● **Work required**
From the listing below, work out how many lines contain "this". Reply with that number only.

------ Information provided ------

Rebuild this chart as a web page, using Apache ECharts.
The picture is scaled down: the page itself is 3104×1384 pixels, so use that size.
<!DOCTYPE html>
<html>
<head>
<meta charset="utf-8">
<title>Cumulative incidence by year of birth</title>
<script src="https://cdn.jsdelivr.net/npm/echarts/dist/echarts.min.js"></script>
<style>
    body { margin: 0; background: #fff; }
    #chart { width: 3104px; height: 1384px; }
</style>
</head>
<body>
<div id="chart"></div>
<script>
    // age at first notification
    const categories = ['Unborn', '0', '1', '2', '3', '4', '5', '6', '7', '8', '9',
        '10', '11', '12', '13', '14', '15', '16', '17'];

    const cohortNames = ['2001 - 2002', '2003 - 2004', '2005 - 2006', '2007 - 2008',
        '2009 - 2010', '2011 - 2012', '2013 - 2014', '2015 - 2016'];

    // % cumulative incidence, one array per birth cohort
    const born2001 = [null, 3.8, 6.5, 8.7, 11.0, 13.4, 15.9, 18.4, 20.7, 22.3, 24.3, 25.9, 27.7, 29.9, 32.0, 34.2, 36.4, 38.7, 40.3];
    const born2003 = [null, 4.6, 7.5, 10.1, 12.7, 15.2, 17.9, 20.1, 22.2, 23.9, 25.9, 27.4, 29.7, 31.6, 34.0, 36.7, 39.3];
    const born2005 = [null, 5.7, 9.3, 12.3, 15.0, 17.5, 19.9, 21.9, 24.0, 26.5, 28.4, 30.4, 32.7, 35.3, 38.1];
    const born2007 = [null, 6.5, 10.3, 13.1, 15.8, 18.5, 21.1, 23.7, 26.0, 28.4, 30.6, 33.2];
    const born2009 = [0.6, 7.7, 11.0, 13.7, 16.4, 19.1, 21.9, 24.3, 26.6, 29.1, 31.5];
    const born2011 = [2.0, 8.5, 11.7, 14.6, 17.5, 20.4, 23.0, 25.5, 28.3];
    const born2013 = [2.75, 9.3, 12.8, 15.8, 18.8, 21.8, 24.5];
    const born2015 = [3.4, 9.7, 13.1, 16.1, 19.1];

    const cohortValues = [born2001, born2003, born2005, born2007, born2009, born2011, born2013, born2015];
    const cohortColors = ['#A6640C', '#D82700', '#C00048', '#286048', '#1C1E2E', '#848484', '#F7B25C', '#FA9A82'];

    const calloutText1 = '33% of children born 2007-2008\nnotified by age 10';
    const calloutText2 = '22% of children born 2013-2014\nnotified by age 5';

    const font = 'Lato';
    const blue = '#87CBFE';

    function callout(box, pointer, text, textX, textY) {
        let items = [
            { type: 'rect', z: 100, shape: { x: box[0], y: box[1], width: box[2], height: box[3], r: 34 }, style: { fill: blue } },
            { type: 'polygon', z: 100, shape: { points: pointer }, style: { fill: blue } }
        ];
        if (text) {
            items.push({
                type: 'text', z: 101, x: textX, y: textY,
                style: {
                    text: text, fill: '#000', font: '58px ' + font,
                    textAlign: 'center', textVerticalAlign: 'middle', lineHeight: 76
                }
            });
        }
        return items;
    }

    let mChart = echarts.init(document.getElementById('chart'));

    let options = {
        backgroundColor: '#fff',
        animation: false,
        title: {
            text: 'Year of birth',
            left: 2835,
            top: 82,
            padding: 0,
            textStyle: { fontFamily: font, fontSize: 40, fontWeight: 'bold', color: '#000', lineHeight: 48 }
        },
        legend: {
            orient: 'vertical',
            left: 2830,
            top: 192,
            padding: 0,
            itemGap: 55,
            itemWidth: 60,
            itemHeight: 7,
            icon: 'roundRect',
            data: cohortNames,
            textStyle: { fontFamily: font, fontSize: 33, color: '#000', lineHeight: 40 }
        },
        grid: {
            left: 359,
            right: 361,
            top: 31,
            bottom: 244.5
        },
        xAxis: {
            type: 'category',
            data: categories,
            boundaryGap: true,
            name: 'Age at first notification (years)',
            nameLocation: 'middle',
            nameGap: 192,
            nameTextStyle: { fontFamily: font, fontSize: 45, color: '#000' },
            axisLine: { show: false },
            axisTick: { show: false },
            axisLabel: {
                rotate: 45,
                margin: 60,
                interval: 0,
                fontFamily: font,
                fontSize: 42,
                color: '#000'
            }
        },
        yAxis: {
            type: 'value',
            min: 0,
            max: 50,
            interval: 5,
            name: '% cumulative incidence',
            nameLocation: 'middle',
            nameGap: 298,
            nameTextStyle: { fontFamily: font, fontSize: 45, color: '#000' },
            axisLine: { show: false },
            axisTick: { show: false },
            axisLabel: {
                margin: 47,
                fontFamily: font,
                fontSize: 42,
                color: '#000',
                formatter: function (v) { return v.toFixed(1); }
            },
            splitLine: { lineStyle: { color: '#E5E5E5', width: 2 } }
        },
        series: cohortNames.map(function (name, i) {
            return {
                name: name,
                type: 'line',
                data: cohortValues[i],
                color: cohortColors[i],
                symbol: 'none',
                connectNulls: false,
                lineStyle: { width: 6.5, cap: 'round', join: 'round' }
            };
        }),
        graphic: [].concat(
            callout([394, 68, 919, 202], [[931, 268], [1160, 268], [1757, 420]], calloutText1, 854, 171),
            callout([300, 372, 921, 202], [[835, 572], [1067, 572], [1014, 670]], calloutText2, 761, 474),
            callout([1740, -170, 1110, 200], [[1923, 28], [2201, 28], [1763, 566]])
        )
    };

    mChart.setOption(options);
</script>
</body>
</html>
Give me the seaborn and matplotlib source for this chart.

------

● **Finished task**
2